In einem zweiten Teil beschrieb Tiefensee den Menschen. Neben dem Theisten gebe es den Atheisten, der die Gottesfrage verneint, den Agnostiker, der sich enthält, und den areligiösen Menschen, der die Gottesfrage nicht versteht. Ob man sie „religiös unmusikalisch“( Habermas) nennt, oder sagt: „Sie haben vergessen, dass sie Gott vergessen haben“ (Rahner), gemeinsam sei eine religiöse Indifferenz. So wurden Jugendliche gefragt: „Sind Sie eher christlich oder atheistisch eingestellt?“ Sie antworteten: „Weder noch, normal halt.“ Oder: „Ich brauche kein Label der Weltanschauung zur Identitätsfindung.“ Erstaunlicherweise ziehe diese Abkehr von christlicher Sinnstiftung keinen außergewöhnlichen Verfall der Wertvorstellungen nach sich. Auch weiterhin gebe es eine stabile Feierkultur, eine Grenzsituation sei kein Anlass zur Umkehr: „Not lehrt nur beten, wenn beten gelernt wurde.“ Dennoch bezeichneten sich 40 bis 50 % der Atheisten als religiös oder spirituell interessiert.
Wie kann Kirche mit diesen Ergebnissen umgehen? Tiefensee zeigt zwei Zugehensweisen auf. Die eine gehe auf ein Defizienzmodell zurück und setze auf Belehrung, das andere „Alteritätsmodell“ sei eher deskriptiv und an Dialog interessiert. Im Vordergrund stehe nicht der Konsens, sondern der Dissens. Dazu passen die biblischen Einsichten, dass unser Erkennen nur Stückwerk sei und wir das Salz der Erde seien, kein Grundnahrungsmittel. Als Kirchenverständnis erinnerte er an die Rede vom Leib, der viele Glieder hat, die sich ergänzen.

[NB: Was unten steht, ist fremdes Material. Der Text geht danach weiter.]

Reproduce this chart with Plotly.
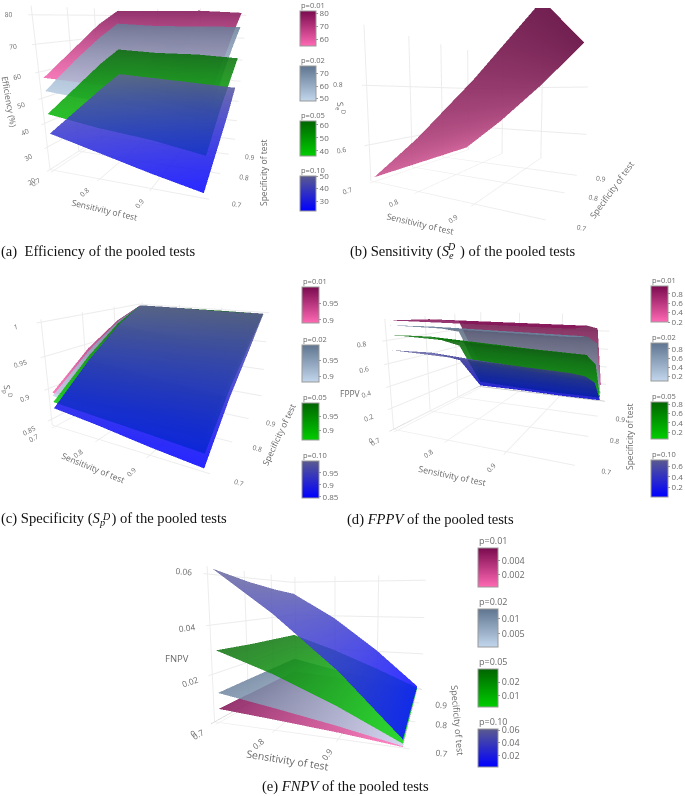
"""Pooled-test performance surfaces, five 3D panels."""
import plotly.graph_objects as go

W, H = 685, 796

SENS = [0.7, 0.8, 0.9, 0.99]
SPEC = [0.7, 0.8, 0.9, 0.99]
AXIS_TICKS = [0.7, 0.8, 0.9]

# rows follow SPEC, columns follow SENS
EFF_P01 = [[58, 57, 56, 55], [67, 66, 65, 65], [76, 75, 75, 74], [82, 82, 82, 81]]
EFF_P02 = [[53, 51, 50, 48], [62, 61, 60, 59], [70, 69, 69, 68], [76, 75, 75, 75]]
EFF_P05 = [[44, 41, 39, 36], [51, 49, 47, 46], [58, 56, 55, 54], [63, 62, 62, 61]]
EFF_P10 = [[36, 31, 26, 22], [41, 37, 33, 30], [46, 43, 40, 38], [50, 49, 48, 47]]

SE_POOL = [[0.49, 0.64, 0.81, 0.98], [0.49, 0.64, 0.81, 0.98],
           [0.49, 0.64, 0.81, 0.98], [0.49, 0.64, 0.81, 0.98]]

SP_P01 = [[0.895, 0.893, 0.891, 0.89], [0.945, 0.943, 0.94, 0.938], [0.98, 0.978, 0.976, 0.975], [0.999, 0.999, 0.999, 0.999]]
SP_P02 = [[0.89, 0.887, 0.884, 0.882], [0.94, 0.937, 0.935, 0.932], [0.978, 0.975, 0.973, 0.97], [0.999, 0.999, 0.999, 0.999]]
SP_P05 = [[0.88, 0.875, 0.87, 0.865], [0.932, 0.928, 0.924, 0.92], [0.974, 0.97, 0.966, 0.962], [0.999, 0.999, 0.999, 0.998]]
SP_P10 = [[0.87, 0.862, 0.852, 0.845], [0.925, 0.918, 0.91, 0.905], [0.97, 0.964, 0.958, 0.953], [0.999, 0.999, 0.998, 0.998]]

FP_P01 = [[0.97, 0.965, 0.96, 0.955], [0.95, 0.945, 0.94, 0.935], [0.9, 0.89, 0.88, 0.87], [0.3, 0.26, 0.23, 0.2]]
FP_P02 = [[0.93, 0.92, 0.91, 0.9], [0.88, 0.87, 0.86, 0.85], [0.78, 0.76, 0.74, 0.73], [0.15, 0.13, 0.12, 0.1]]
FP_P05 = [[0.85, 0.83, 0.81, 0.79], [0.78, 0.75, 0.72, 0.7], [0.62, 0.58, 0.55, 0.52], [0.08, 0.06, 0.05, 0.05]]
FP_P10 = [[0.72, 0.7, 0.68, 0.66], [0.62, 0.58, 0.55, 0.52], [0.45, 0.4, 0.37, 0.34], [0.03, 0.03, 0.02, 0.02]]

FN_P01 = [[0.0058, 0.0042, 0.0024, 0.0003], [0.0056, 0.004, 0.0022, 0.0003], [0.0054, 0.0038, 0.0021, 0.0002], [0.0052, 0.0037, 0.002, 0.0002]]
FN_P02 = [[0.0125, 0.0088, 0.0048, 0.0006], [0.0128, 0.0085, 0.0046, 0.0006], [0.013, 0.0083, 0.0045, 0.0005], [0.0132, 0.0082, 0.0044, 0.0005]]
FN_P05 = [[0.03, 0.022, 0.012, 0.0015], [0.029, 0.021, 0.0115, 0.0014], [0.0285, 0.0205, 0.011, 0.0013], [0.028, 0.02, 0.0105, 0.0012]]
FN_P10 = [[0.062, 0.045, 0.025, 0.003], [0.058, 0.042, 0.023, 0.003], [0.055, 0.04, 0.022, 0.0025], [0.053, 0.039, 0.021, 0.002]]

P_LABELS = ["p=0.01", "p=0.02", "p=0.05", "p=0.10"]
SCALES = [
    [[0, "#ff69b4"], [1, "#7a0a4e"]],
    [[0, "#c2d7ec"], [1, "#5f7590"]],
    [[0, "#00cd00"], [1, "#006400"]],
    [[0, "#0000ff"], [1, "#5a5a8f"]],
]

A_TICKS = [[60, 70, 80], [50, 60, 70], [40, 50, 60], [30, 40, 50]]
C_TICKS = [[0.9, 0.95], [0.9, 0.95], [0.9, 0.95], [0.85, 0.9, 0.95]]
D_TICKS = [[0.2, 0.4, 0.6, 0.8], [0.2, 0.4, 0.6, 0.8], [0.2, 0.4, 0.6, 0.8], [0.2, 0.4, 0.6]]
E_TICKS = [[0.002, 0.004], [0.005, 0.01], [0.01, 0.02], [0.02, 0.04, 0.06]]

GREY = "#6a6a6a"
fig = go.Figure()


def add_panel(scene, zs, bars, bar_x, thick, ticks, cb_font=8):
    """One surface per prevalence, each with its own little colorbar."""
    for i, z in enumerate(zs):
        y0, y1 = bars[i]
        fig.add_trace(go.Surface(
            x=SENS, y=SPEC, z=z, colorscale=SCALES[i], opacity=0.85, scene=scene,
            colorbar=dict(x=bar_x / W, xanchor="left", xpad=0, ypad=0, y=1 - y1 / H, yanchor="bottom",
                          len=y1 - y0, lenmode="pixels", thickness=thick, thicknessmode="pixels",
                          tickvals=ticks[i], ticks="outside", ticklen=2, tickcolor="#999999",
                          tickfont=dict(size=cb_font, color=GREY), outlinecolor="#999999", outlinewidth=1)))
        # label goes above the bar as a plain annotation, the colorbar title leaves too big a gap
        fig.add_annotation(text=P_LABELS[i], x=(bar_x - 1) / W, y=1 - (y0 - (8 if cb_font > 8 else 6)) / H,
                           xref="paper", yref="paper", xanchor="left", yanchor="middle", showarrow=False,
                           font=dict(size=cb_font if cb_font > 8 else 7.5, color=GREY))


add_panel("scene", [EFF_P01, EFF_P02, EFF_P05, EFF_P10],
          [(11, 46), (66, 101), (121, 156), (176, 211)], 300, 16, A_TICKS)
fig.add_trace(go.Surface(x=SENS, y=SPEC, z=SE_POOL, colorscale=SCALES[0], opacity=0.9, scene="scene2", showscale=False))
add_panel("scene3", [SP_P01, SP_P02, SP_P05, SP_P10],
          [(287, 323), (345, 382), (403, 440), (461, 498)], 302, 17, C_TICKS)
add_panel("scene4", [FP_P01, FP_P02, FP_P05, FP_P10],
          [(286, 322), (343, 381), (402, 439), (460, 497)], 651, 17, D_TICKS)
add_panel("scene5", [FN_P01, FN_P02, FN_P05, FN_P10],
          [(548, 587), (609, 647), (669, 707), (729, 767)], 478, 20, E_TICKS, 9)


def axis(tickvals=None, size=9):
    ax = dict(title=dict(text=""), tickfont=dict(size=size, color=GREY), gridcolor="#ececec",
              showbackground=False, showspikes=False, zerolinecolor="#b5b5b5")
    if tickvals:
        ax["tickvals"] = tickvals
    return ax


def scene(px, eye, zcen, aspect_z, zticks, zrange=None, size=9):
    x0, y0, x1, y1 = px
    zax = axis(zticks, size)
    if zrange:
        zax["range"] = zrange
    return dict(domain=dict(x=[x0 / W, x1 / W], y=[1 - y1 / H, 1 - y0 / H]),
                camera=dict(eye=dict(x=eye[0], y=eye[1], z=eye[2]), center=dict(x=0, y=0, z=zcen)),
                aspectmode="manual", aspectratio=dict(x=1, y=1, z=aspect_z),
                xaxis=axis(AXIS_TICKS, size), yaxis=axis(AXIS_TICKS, size), zaxis=zax)


fig.update_layout(
    width=W, height=H, margin=dict(l=0, r=0, t=0, b=0), paper_bgcolor="white",
    font=dict(family="Open Sans"),
    scene=scene((0, 0, 304, 276), (0.77, -2.0, 0.42), -0.36, 0.95, [20, 30, 40, 50, 60, 70, 80], [20, 83]),
    scene2=scene((322, 8, 656, 232), (0.78, -1.46, 0.063), -0.1, 0.85, [0.6, 0.8]),
    scene3=scene((0, 228, 328, 504), (0.95, -1.72, 0.6), 0, 0.63, [0.85, 0.9, 0.95, 1]),
    scene4=scene((345, 233, 677, 501), (0.75, -1.75, 0.4), 0, 0.6, [0, 0.2, 0.4, 0.6, 0.8], [0, 0.98]),
    scene5=scene((140, 503, 526, 775), (0.6, -1.85, 0.25), 0, 0.8, [0, 0.02, 0.04, 0.06], [0, 0.063], 10),
)

# axis titles sit at fixed spots beside each 3D box: text, centre x, centre y, angle, size
AXIS_TITLES = [
    ("Sensitivity of test", 104, 210, 13, 8.5), ("Specificity of test", 263, 173, -90, 8.5), ("Efficiency (%)", 9, 102, 80, 8.5),
    ("Sensitivity of test", 420, 224, 13, 8.7), ("Specificity of test", 612, 190, -54, 8.7), ("S<sub>e</sub><sup>D</sup>", 341, 108, 85, 8.5),
    ("Sensitivity of test", 93, 467, 22, 8.5), ("Specificity of test", 279, 435, -65, 8.5), ("S<sub>p</sub><sup>D</sup>", 8, 392, 85, 8.5),
    ("Sensitivity of test", 452, 476, 12, 8.7), ("Specificity of test", 629, 437, -90, 8.5), ("FPPV", 350, 393, 0, 8.5),
    ("Sensitivity of test", 287, 760, 9, 10.5), ("Specificity of test", 458, 720, 85, 9), ("FNPV", 177, 658, 0, 9.5),
]
for text, x, y, angle, size in AXIS_TITLES:
    fig.add_annotation(text=text, x=x / W, y=1 - y / H, xref="paper", yref="paper", xanchor="center", yanchor="middle",
                       textangle=angle, showarrow=False, font=dict(size=size, color=GREY))

CAPTIONS = [
    ("(a)  Efficiency of the pooled tests", -1, 252),
    ("(b) Sensitivity (<i>S</i><sub><i>e</i></sub>&nbsp;&#8201;) of the pooled tests", 348, 252),
    ("(c) Specificity (<i>S</i><sub><i>p</i></sub>&nbsp;&#8201;) of the pooled tests", -1, 519),
    ("(d) <i>FPPV</i> of the pooled tests", 345, 519),
    ("(e) <i>FNPV</i> of the pooled tests", 260, 786),
]
for text, x, y in CAPTIONS:
    fig.add_annotation(text=text, x=x / W, y=1 - y / H, xref="paper", yref="paper", xanchor="left",
                       yanchor="middle", showarrow=False, font=dict(family="Liberation Serif", size=14.6, color="#111111"))
for x, y in [(451, 246), (106, 516)]:
    fig.add_annotation(text="<i>D</i>", x=x / W, y=1 - y / H, xref="paper", yref="paper", xanchor="center", yanchor="middle",
                       showarrow=False, font=dict(family="Liberation Serif", size=10, color="#111111"))

fig.write_html("out.html", config=dict(displayModeBar=False), post_script="document.body.style.margin='0';")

Tiefensee wies darauf hin, dass Gemeindepfarrer schwerer als Pfarrer der synodalen Dienste mit diesen Fakten umgehen könnten. Seelsorge im Krankenhaus gehe immer schon mit diesen Menschen um.
Tiefensee setzt auf Neugier und Interesse am Anderen und wirbt für eine Ökumene der 3. Art, die Impulse setzt, „auch wenn uns das nichts bringt.“ „Man muss immer wissen, was man will.“, sagte der engagierte und fromme Theologe. Darüber hinaus sei es ratsam, nach vorne zu schauen[,] und sich jede Nostalgie zu verbieten. Im Vordergrund stehe, dass Christen den Menschen dienen und sich die Frage zu stellen: „An welchen Platz hat Gott mich gestellt und wie soll ich leben?“ Wichtige Felder des Dienens seien das genseitige Helfen (Diakonie), das Zeugnis/Verkündigung und die Liturgie. Tiefensee schloss seinen beeindruckenden Vortrag mit einem Zitat von Tomás Halík, aus „Geduld mit Gott“ (S. 249): „Ja, an einen Gott zu glauben, den wir nicht sehen können, heißt zumindestens auch zu hoffen, er sei dort, wo wir ihn nicht sehen, und oft auch dort, wo er nach unserer felsenfesten Überzeugung nicht ist und nicht sein kann.“
Im Anschluss an den Vortrag diskutierten die Pfarrerinnen und Pfarrer über diese Thesen.